I wanted to make up with him and I wanted to give him a hug and I wanted to crack a joke with him again without any hint of resentment. I cannot do that now. Cameron Bean died yesterday at the age of 28. I cannot begin to understand what his family is going through but I know the ZAP and running community will be deeply affected by his loss.
Cameron was PURE ENERGY. You always knew when he was around and his presence was always felt. Former ZAP athlete Chris Clark and I used to always tease him that when he was with a big group of people his peacock feathers came out and he was totally in his element holding court and telling stories.
I will choose to remember all the fun we had together and all of his quirks that made him as unique a person as I have ever met.

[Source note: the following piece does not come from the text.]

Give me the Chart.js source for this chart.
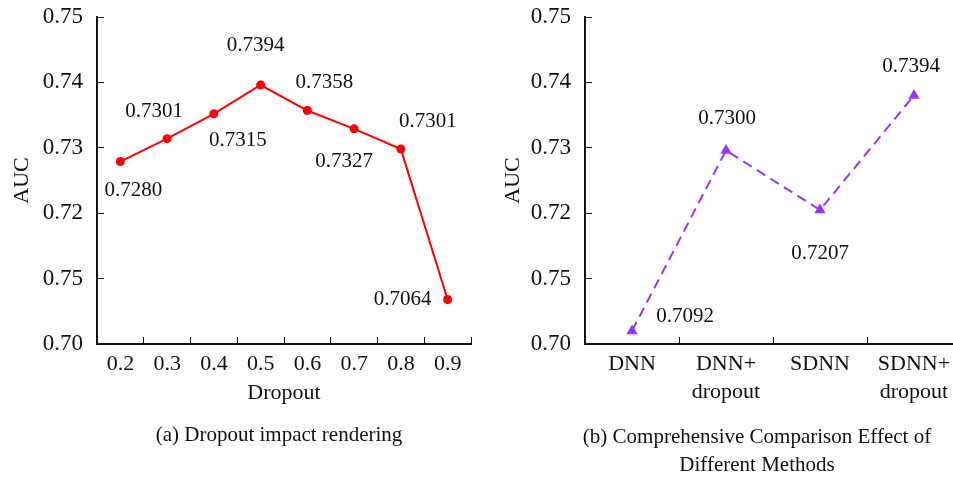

Mr. Bean was the ceremonial salt shake on the chips at Los Arcoiris, he was Hot Tub Sundays (with bubbles occasionally), he was the biggest fan of sunglasses, he was a techno/dub step/rap aficionado who blared it during core at any time of day, he was the guy who laid on the horn as he drove down ZAP’s driveway announcing his presence, and he was a former choir boy from Tennessee who had catalogued so much music in his head that he could recall nearly any rap lyric on command. He was all of these things and more.
On a more serious note there are two big things I really want everyone to know about him that give a crystal clear picture of how seriously and passionately he took his running:
1. Cameron was very appreciative of his ZAP opportunity. He moved to Blowing Rock in 2010 without a contract or even a spot on the team. No one in the 14 year history of ZAP has made that leap and he did so without hesitation because he wanted to pursue his dream. In 3 short years, he had made himself one of the top 10 steeplers in the United States.
2. He was injured for his last 2 years at ZAP and throughout all of it he never wavered in his desire to get back to where he once was. I have seen many people go through injury-plagued periods at ZAP and eventually throw in the towel and quit. He never wavered in his pursuit and over the last 12 months he was in Blowing Rock he did countless drills, stretches, and other tedious exercises in the single-minded mission of getting healthy. He took immense pride in being called a professional runner as he recognized that so few in the running world had the resources he did.
Please take the time to call the person in your life that you are currently in a disagreement with and just say sorry. Say I love you, say I forgive you. Let it go now because there may not be that much time left.
Cameron, I love you and I hope you are resting peacefully now. All is forgiven and I’m sorry I didn’t get to say that sooner.